[Stored data]:
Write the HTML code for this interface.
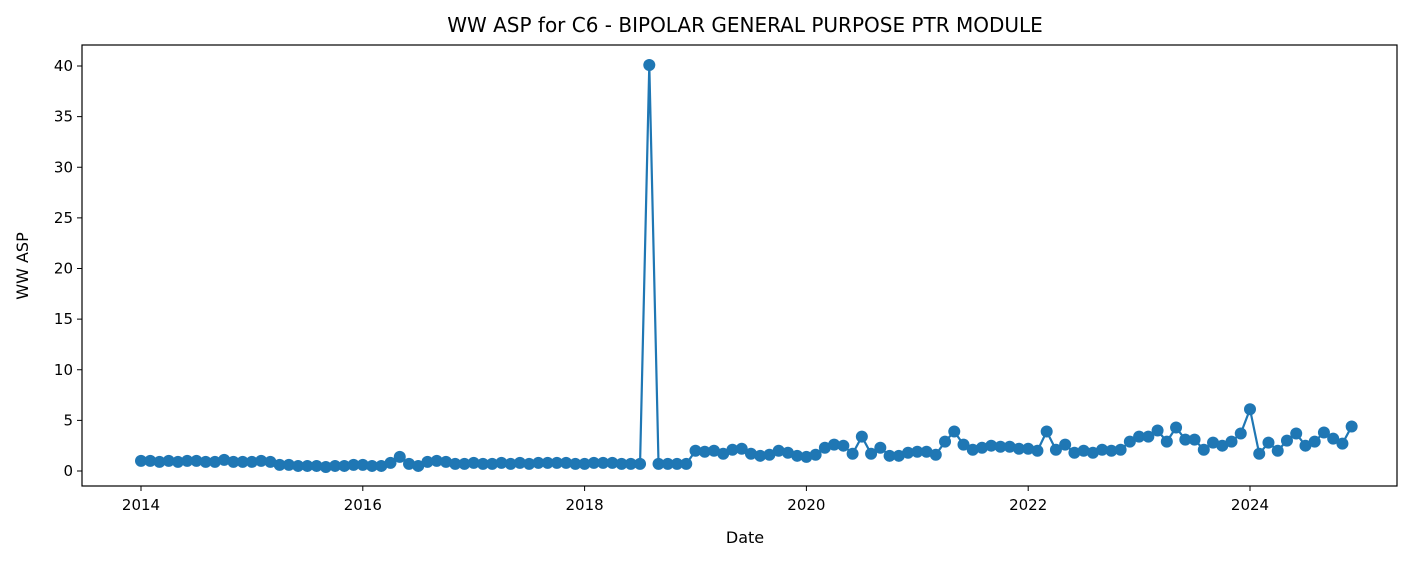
<!DOCTYPE html>
<html><head><meta charset="utf-8"><style>
body{margin:0;background:#fff;}
svg{display:block;font-family:"DejaVu Sans","Liberation Sans",sans-serif;}
</style></head><body>
<svg id="chart" width="1425" height="561">
<rect x="82" y="45" width="1315" height="441" fill="#fff" stroke="#000" stroke-width="1.2"/>
<text x="745" y="32" text-anchor="middle" font-size="20">WW ASP for C6 - BIPOLAR GENERAL PURPOSE PTR MODULE</text>
<text x="745" y="543" text-anchor="middle" font-size="16">Date</text>
<text x="28" y="266" text-anchor="middle" font-size="16" transform="rotate(-90 28 266)">WW ASP</text>
<g id="axes"></g>
<g id="series"></g>
</svg>
<script>
const startYear = 2014;
const yTicks = [0,5,10,15,20,25,30,35,40];
const xTicks = [2014,2016,2018,2020,2022,2024];
const values2014 = [1.0,1.0,0.9,1.0,0.9,1.0,1.0,0.9,0.9,1.1,0.9,0.9];
const values2015 = [0.9,1.0,0.9,0.6,0.6,0.5,0.5,0.5,0.4,0.5,0.5,0.6];
const values2016 = [0.6,0.5,0.5,0.8,1.4,0.7,0.5,0.9,1.0,0.9,0.7,0.7];
const values2017 = [0.8,0.7,0.7,0.8,0.7,0.8,0.7,0.8,0.8,0.8,0.8,0.7];
const values2018 = [0.7,0.8,0.8,0.8,0.7,0.7,0.7,40.1,0.7,0.7,0.7,0.7];
const values2019 = [2.0,1.9,2.0,1.7,2.1,2.2,1.7,1.5,1.6,2.0,1.8,1.5];
const values2020 = [1.4,1.6,2.3,2.6,2.5,1.7,3.4,1.7,2.3,1.5,1.5,1.8];
const values2021 = [1.9,1.9,1.6,2.9,3.9,2.6,2.1,2.3,2.5,2.4,2.4,2.2];
const values2022 = [2.2,2.0,3.9,2.1,2.6,1.8,2.0,1.8,2.1,2.0,2.1,2.9];
const values2023 = [3.4,3.4,4.0,2.9,4.3,3.1,3.1,2.1,2.8,2.5,2.9,3.7];
const values2024 = [6.1,1.7,2.8,2.0,3.0,3.7,2.5,2.9,3.8,3.2,2.7,4.4];
const values = [].concat(values2014,values2015,values2016,values2017,values2018,values2019,values2020,values2021,values2022,values2023,values2024);

const NS = "http://www.w3.org/2000/svg";
function xScale(t){ return 141 + (t - 2014) * 110.9; }
function yScale(v){ return 471 - v * 10.125; }
function mk(tag, attrs, parent){ const e=document.createElementNS(NS,tag); for(const k in attrs) e.setAttribute(k,attrs[k]); parent.appendChild(e); return e; }
const axes = document.getElementById('axes');
yTicks.forEach(v=>{
  const y=yScale(v);
  const l=mk('line',{x1:82,x2:77,y1:y,y2:y,stroke:'#000','stroke-width':1},axes);
  
  
  const t=mk('text',{x:73,y:y+5,'text-anchor':'end','font-size':15},axes);
  t.textContent=v;
  
  
});
xTicks.forEach(v=>{
  const x=xScale(v);
  const l=mk('line',{x1:x,x2:x,y1:486,y2:491,stroke:'#000','stroke-width':1},axes);
  
  
  const t=mk('text',{x:x,y:510,'text-anchor':'middle','font-size':15},axes);
  t.textContent=v;
  
  
});
const series=document.getElementById('series');
const pts=values.map((v,i)=>[xScale(startYear+i/12), yScale(v)]);
const path=mk('polyline',{points:pts.map(p=>p.join(',')).join(' '),fill:'none',stroke:'#1f77b4','stroke-width':2.2},series);


pts.forEach(p=>{
  const c=mk('circle',{cx:p[0],cy:p[1],r:6,fill:'#1f77b4'},series);
  
  
});
</script>
</body></html>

[Given instruction]: Copy the material exactly. Do not include the pictures.

[Exercise solution]:
Write the HTML code for this interface.
<!DOCTYPE html>
<html><head><meta charset="utf-8"><style>
body{margin:0;background:#fff;}
svg{display:block;font-family:"DejaVu Sans","Liberation Sans",sans-serif;}
</style></head><body>
<svg id="chart" width="1425" height="561">
<rect x="82" y="45" width="1315" height="441" fill="#fff" stroke="#000" stroke-width="1.2"/>
<text x="745" y="32" text-anchor="middle" font-size="20">WW ASP for C6 - BIPOLAR GENERAL PURPOSE PTR MODULE</text>
<text x="745" y="543" text-anchor="middle" font-size="16">Date</text>
<text x="28" y="266" text-anchor="middle" font-size="16" transform="rotate(-90 28 266)">WW ASP</text>
<g id="axes"></g>
<g id="series"></g>
</svg>
<script>
const startYear = 2014;
const yTicks = [0,5,10,15,20,25,30,35,40];
const xTicks = [2014,2016,2018,2020,2022,2024];
const values2014 = [1.0,1.0,0.9,1.0,0.9,1.0,1.0,0.9,0.9,1.1,0.9,0.9];
const values2015 = [0.9,1.0,0.9,0.6,0.6,0.5,0.5,0.5,0.4,0.5,0.5,0.6];
const values2016 = [0.6,0.5,0.5,0.8,1.4,0.7,0.5,0.9,1.0,0.9,0.7,0.7];
const values2017 = [0.8,0.7,0.7,0.8,0.7,0.8,0.7,0.8,0.8,0.8,0.8,0.7];
const values2018 = [0.7,0.8,0.8,0.8,0.7,0.7,0.7,40.1,0.7,0.7,0.7,0.7];
const values2019 = [2.0,1.9,2.0,1.7,2.1,2.2,1.7,1.5,1.6,2.0,1.8,1.5];
const values2020 = [1.4,1.6,2.3,2.6,2.5,1.7,3.4,1.7,2.3,1.5,1.5,1.8];
const values2021 = [1.9,1.9,1.6,2.9,3.9,2.6,2.1,2.3,2.5,2.4,2.4,2.2];
const values2022 = [2.2,2.0,3.9,2.1,2.6,1.8,2.0,1.8,2.1,2.0,2.1,2.9];
const values2023 = [3.4,3.4,4.0,2.9,4.3,3.1,3.1,2.1,2.8,2.5,2.9,3.7];
const values2024 = [6.1,1.7,2.8,2.0,3.0,3.7,2.5,2.9,3.8,3.2,2.7,4.4];
const values = [].concat(values2014,values2015,values2016,values2017,values2018,values2019,values2020,values2021,values2022,values2023,values2024);

const NS = "http://www.w3.org/2000/svg";
function xScale(t){ return 141 + (t - 2014) * 110.9; }
function yScale(v){ return 471 - v * 10.125; }
function mk(tag, attrs, parent){ const e=document.createElementNS(NS,tag); for(const k in attrs) e.setAttribute(k,attrs[k]); parent.appendChild(e); return e; }
const axes = document.getElementById('axes');
yTicks.forEach(v=>{
  const y=yScale(v);
  const l=mk('line',{x1:82,x2:77,y1:y,y2:y,stroke:'#000','stroke-width':1},axes);
  
  
  const t=mk('text',{x:73,y:y+5,'text-anchor':'end','font-size':15},axes);
  t.textContent=v;
  
  
});
xTicks.forEach(v=>{
  const x=xScale(v);
  const l=mk('line',{x1:x,x2:x,y1:486,y2:491,stroke:'#000','stroke-width':1},axes);
  
  
  const t=mk('text',{x:x,y:510,'text-anchor':'middle','font-size':15},axes);
  t.textContent=v;
  
  
});
const series=document.getElementById('series');
const pts=values.map((v,i)=>[xScale(startYear+i/12), yScale(v)]);
const path=mk('polyline',{points:pts.map(p=>p.join(',')).join(' '),fill:'none',stroke:'#1f77b4','stroke-width':2.2},series);


pts.forEach(p=>{
  const c=mk('circle',{cx:p[0],cy:p[1],r:6,fill:'#1f77b4'},series);
  
  
});
</script>
</body></html>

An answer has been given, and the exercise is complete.